Однако 25 июня, когда король под конвоем Национальной гвардии был возвращен в Париж, выяснилось (далее мы цитируем текст донесения Симолина вице-канцлеру Остерману от 27 июня), что «король предъявил в дороге паспорт, выданный за подписью Монморена г-же Корф, отправляющейся во Франкфурт с двумя детьми, лакеем, тремя слугами и горничной; министра призвали к ответу, он был приведен под конвоем, но ему нетрудно оказалось доказать, что он не содействовал и не мог содействовать бегству королевской семьи, и он очень быстро отвел от себя эти обвинения»[385].
Тем не менее после того, как этой историей занялись газеты, министру, заподозренному в пособничестве побегу короля, пришлось пережить трудные дни. Только своевременно прибывшие на место отряды Национальной гвардии позволили предотвратить разграбление революционным народом его парижского дома.

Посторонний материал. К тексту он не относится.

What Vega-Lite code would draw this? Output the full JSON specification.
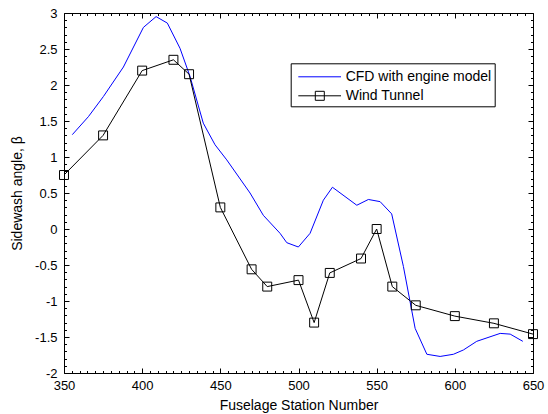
{
  "$schema": "https://vega.github.io/schema/vega-lite/v6.json",
  "autosize": {"type": "none"},
  "padding": {"left": 64, "top": 13, "right": 15, "bottom": 41},
  "width": 469,
  "height": 360,
  "background": "white",
  "config": {
    "font": "Liberation Sans",
    "view": {"stroke": null},
    "axis": {
      "domainColor": "black",
      "domainWidth": 1,
      "tickColor": "black",
      "tickWidth": 1,
      "labelColor": "black",
      "labelFont": "Liberation Sans",
      "labelFontSize": 13,
      "titleFont": "Liberation Sans",
      "titleFontSize": 14,
      "titleFontWeight": "normal",
      "titleColor": "black",
      "grid": false,
      "labelOverlap": false,
      "labelFlush": false
    },
    "legend": {
      "labelFont": "Liberation Sans",
      "labelFontSize": 14,
      "labelColor": "black"
    }
  },
  "data": {
    "values": [
      {"station": 355.3, "beta": 1.31, "series": "CFD with engine model"},
      {"station": 365.6, "beta": 1.56, "series": "CFD with engine model"},
      {"station": 375.2, "beta": 1.84, "series": "CFD with engine model"},
      {"station": 388.0, "beta": 2.25, "series": "CFD with engine model"},
      {"station": 400.8, "beta": 2.80, "series": "CFD with engine model"},
      {"station": 408.9, "beta": 2.95, "series": "CFD with engine model"},
      {"station": 416.1, "beta": 2.86, "series": "CFD with engine model"},
      {"station": 424.2, "beta": 2.51, "series": "CFD with engine model"},
      {"station": 430.6, "beta": 2.12, "series": "CFD with engine model"},
      {"station": 439.1, "beta": 1.47, "series": "CFD with engine model"},
      {"station": 446.6, "beta": 1.17, "series": "CFD with engine model"},
      {"station": 454.1, "beta": 0.96, "series": "CFD with engine model"},
      {"station": 469.0, "beta": 0.50, "series": "CFD with engine model"},
      {"station": 477.5, "beta": 0.19, "series": "CFD with engine model"},
      {"station": 488.2, "beta": -0.06, "series": "CFD with engine model"},
      {"station": 492.5, "beta": -0.19, "series": "CFD with engine model"},
      {"station": 499.9, "beta": -0.25, "series": "CFD with engine model"},
      {"station": 507.4, "beta": -0.06, "series": "CFD with engine model"},
      {"station": 515.9, "beta": 0.40, "series": "CFD with engine model"},
      {"station": 521.7, "beta": 0.58, "series": "CFD with engine model"},
      {"station": 537.3, "beta": 0.33, "series": "CFD with engine model"},
      {"station": 544.7, "beta": 0.41, "series": "CFD with engine model"},
      {"station": 552.2, "beta": 0.38, "series": "CFD with engine model"},
      {"station": 559.6, "beta": 0.21, "series": "CFD with engine model"},
      {"station": 567.1, "beta": -0.52, "series": "CFD with engine model"},
      {"station": 574.6, "beta": -1.38, "series": "CFD with engine model"},
      {"station": 582.1, "beta": -1.74, "series": "CFD with engine model"},
      {"station": 590.6, "beta": -1.77, "series": "CFD with engine model"},
      {"station": 599.1, "beta": -1.74, "series": "CFD with engine model"},
      {"station": 605.5, "beta": -1.68, "series": "CFD with engine model"},
      {"station": 614.0, "beta": -1.56, "series": "CFD with engine model"},
      {"station": 629.0, "beta": -1.45, "series": "CFD with engine model"},
      {"station": 635.4, "beta": -1.46, "series": "CFD with engine model"},
      {"station": 643.5, "beta": -1.56, "series": "CFD with engine model"},
      {"station": 350, "beta": 0.75, "series": "Wind Tunnel"},
      {"station": 375, "beta": 1.3, "series": "Wind Tunnel"},
      {"station": 400, "beta": 2.2, "series": "Wind Tunnel"},
      {"station": 420, "beta": 2.35, "series": "Wind Tunnel"},
      {"station": 430, "beta": 2.15, "series": "Wind Tunnel"},
      {"station": 450, "beta": 0.3, "series": "Wind Tunnel"},
      {"station": 470, "beta": -0.56, "series": "Wind Tunnel"},
      {"station": 480, "beta": -0.8, "series": "Wind Tunnel"},
      {"station": 500, "beta": -0.71, "series": "Wind Tunnel"},
      {"station": 510, "beta": -1.3, "series": "Wind Tunnel"},
      {"station": 520, "beta": -0.61, "series": "Wind Tunnel"},
      {"station": 540, "beta": -0.41, "series": "Wind Tunnel"},
      {"station": 550, "beta": 0.0, "series": "Wind Tunnel"},
      {"station": 560, "beta": -0.8, "series": "Wind Tunnel"},
      {"station": 575, "beta": -1.06, "series": "Wind Tunnel"},
      {"station": 600, "beta": -1.21, "series": "Wind Tunnel"},
      {"station": 625, "beta": -1.31, "series": "Wind Tunnel"},
      {"station": 650, "beta": -1.46, "series": "Wind Tunnel"}
    ]
  },
  "resolve": {"axis": {"x": "independent", "y": "independent"}},
  "layer": [
    {
      "mark": {"type": "line", "strokeWidth": 1, "clip": true},
      "encoding": {
        "x": {
          "field": "station", "type": "quantitative",
          "scale": {"domain": [350, 650], "nice": false, "zero": false},
          "axis": {
            "orient": "bottom",
            "title": "Fuselage Station Number",
            "values": [350,355,360,365,370,375,380,385,390,395,400,405,410,415,420,425,430,435,440,445,450,455,460,465,470,475,480,485,490,495,500,505,510,515,520,525,530,535,540,545,550,555,560,565,570,575,580,585,590,595,600,605,610,615,620,625,630,635,640,645,650],
            "tickSize": {"expr": "datum.value % 50 === 0 ? -5 : -2.5"},
            "labelPadding": 11,
            "labelExpr": "datum.value % 50 === 0 ? '' + datum.value : ''",
            "titlePadding": 4
          }
        },
        "y": {
          "field": "beta", "type": "quantitative",
          "scale": {"domain": [-2, 3], "nice": false, "zero": false},
          "axis": {
            "orient": "left",
            "title": "Sidewash angle, β",
            "values": [-2,-1.9,-1.8,-1.7,-1.6,-1.5,-1.4,-1.3,-1.2,-1.1,-1,-0.9,-0.8,-0.7,-0.6,-0.5,-0.4,-0.3,-0.2,-0.1,0,0.1,0.2,0.3,0.4,0.5,0.6,0.7,0.8,0.9,1,1.1,1.2,1.3,1.4,1.5,1.6,1.7,1.8,1.9,2,2.1,2.2,2.3,2.4,2.5,2.6,2.7,2.8,2.9,3],
            "tickSize": {"expr": "abs(round(datum.value * 10)) % 5 === 0 ? -5 : -2.5"},
            "labelPadding": 12,
            "labelExpr": "abs(round(datum.value * 10)) % 5 === 0 ? '' + datum.value : ''",
            "titlePadding": 10
          }
        },
        "color": {
          "field": "series", "type": "nominal",
          "scale": {"domain": ["CFD with engine model", "Wind Tunnel"], "range": ["#0000ff", "#000000"]},
          "legend": {
            "title": null,
            "orient": "none",
            "legendX": 226.7,
            "legendY": 50.3,
            "padding": 3,
            "rowPadding": 1,
            "symbolSize": 400,
            "symbolStrokeWidth": 1,
            "labelOffset": 31,
            "strokeColor": "black",
            "fillColor": "white",
            "encode": {
              "symbols": {
                "update": {
                  "shape": {"signal": "datum.value === 'Wind Tunnel' ? 'M-0.59,0H3.68M1.11,-0.45H2.01V0.45H1.11Z' : 'M-0.59,0H3.68'"},
                  "fill": {"value": "transparent"},
                  "strokeWidth": {"value": 1}
                }
              }
            }
          }
        }
      }
    },
    {
      "transform": [{"filter": "datum.series === 'Wind Tunnel'"}],
      "mark": {"type": "point", "shape": "square", "size": 80, "filled": false, "stroke": "black", "strokeWidth": 1, "opacity": 1},
      "encoding": {
        "x": {
          "field": "station", "type": "quantitative",
          "axis": {
            "orient": "top",
            "title": null,
            "labels": false,
            "values": [350,355,360,365,370,375,380,385,390,395,400,405,410,415,420,425,430,435,440,445,450,455,460,465,470,475,480,485,490,495,500,505,510,515,520,525,530,535,540,545,550,555,560,565,570,575,580,585,590,595,600,605,610,615,620,625,630,635,640,645,650],
            "tickSize": {"expr": "datum.value % 50 === 0 ? -5 : -2.5"}
          }
        },
        "y": {
          "field": "beta", "type": "quantitative",
          "axis": {
            "orient": "right",
            "title": null,
            "labels": false,
            "values": [-2,-1.9,-1.8,-1.7,-1.6,-1.5,-1.4,-1.3,-1.2,-1.1,-1,-0.9,-0.8,-0.7,-0.6,-0.5,-0.4,-0.3,-0.2,-0.1,0,0.1,0.2,0.3,0.4,0.5,0.6,0.7,0.8,0.9,1,1.1,1.2,1.3,1.4,1.5,1.6,1.7,1.8,1.9,2,2.1,2.2,2.3,2.4,2.5,2.6,2.7,2.8,2.9,3],
            "tickSize": {"expr": "abs(round(datum.value * 10)) % 5 === 0 ? -5 : -2.5"}
          }
        }
      }
    }
  ]
}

В этих условиях Симолин, убедившись, что и он оказался «также несколько замешанным, хотя и самым невинным образом», в происходивших событиях, разъяснил мотивы своего обращения за паспортом в письме Монморену, которое вместе с копией записки к нему баронессы Корф опубликовал в газетах. Аналогичное письмо в соответствии с дипломатической этикой он направил и шведскому послу де Сталю в связи с тем, что мадам Корф и Штегельман были по национальности шведками, подозрение в выдаче им заграничного паспорта пало на него. «Не вина г-на де Монморена и не моя вина, – писал он в докладной Остерману, – что г-жа Корф дала использовать свой паспорт для таких целей, для которых он не предназначался и которых мы никак не могли предполагать»[386].
В целом посол действовал вполне грамотно и предусмотрительно. Он не кривил душой, докладывая в Петербург, что и Монморен, и он сам «могли стать жертвами народной ярости». На пике событий ему грозила реальная опасность: «На собрании в Palais Royal была вынесена резолюция, подтвержденная на следующий день собравшимися на Елисейских полях, схватить меня и расправиться со мной как с сообщником по организации бегства короля, – сообщает он в донесении от 19 сентября. – Молодой граф Мусин-Пушкин и его друг по путешествию, услыхав это постановление, требующее крови, прибежали ко мне, чтобы предупредить о грозившей опасности. Один разумный человек из толпы восстал против жестокости такого намерения и против нарушения международного права, которому был бы таким образом нанесен ущерб в моем лице. Ему ответили: „Что его императрица может нам сделать?“»[387]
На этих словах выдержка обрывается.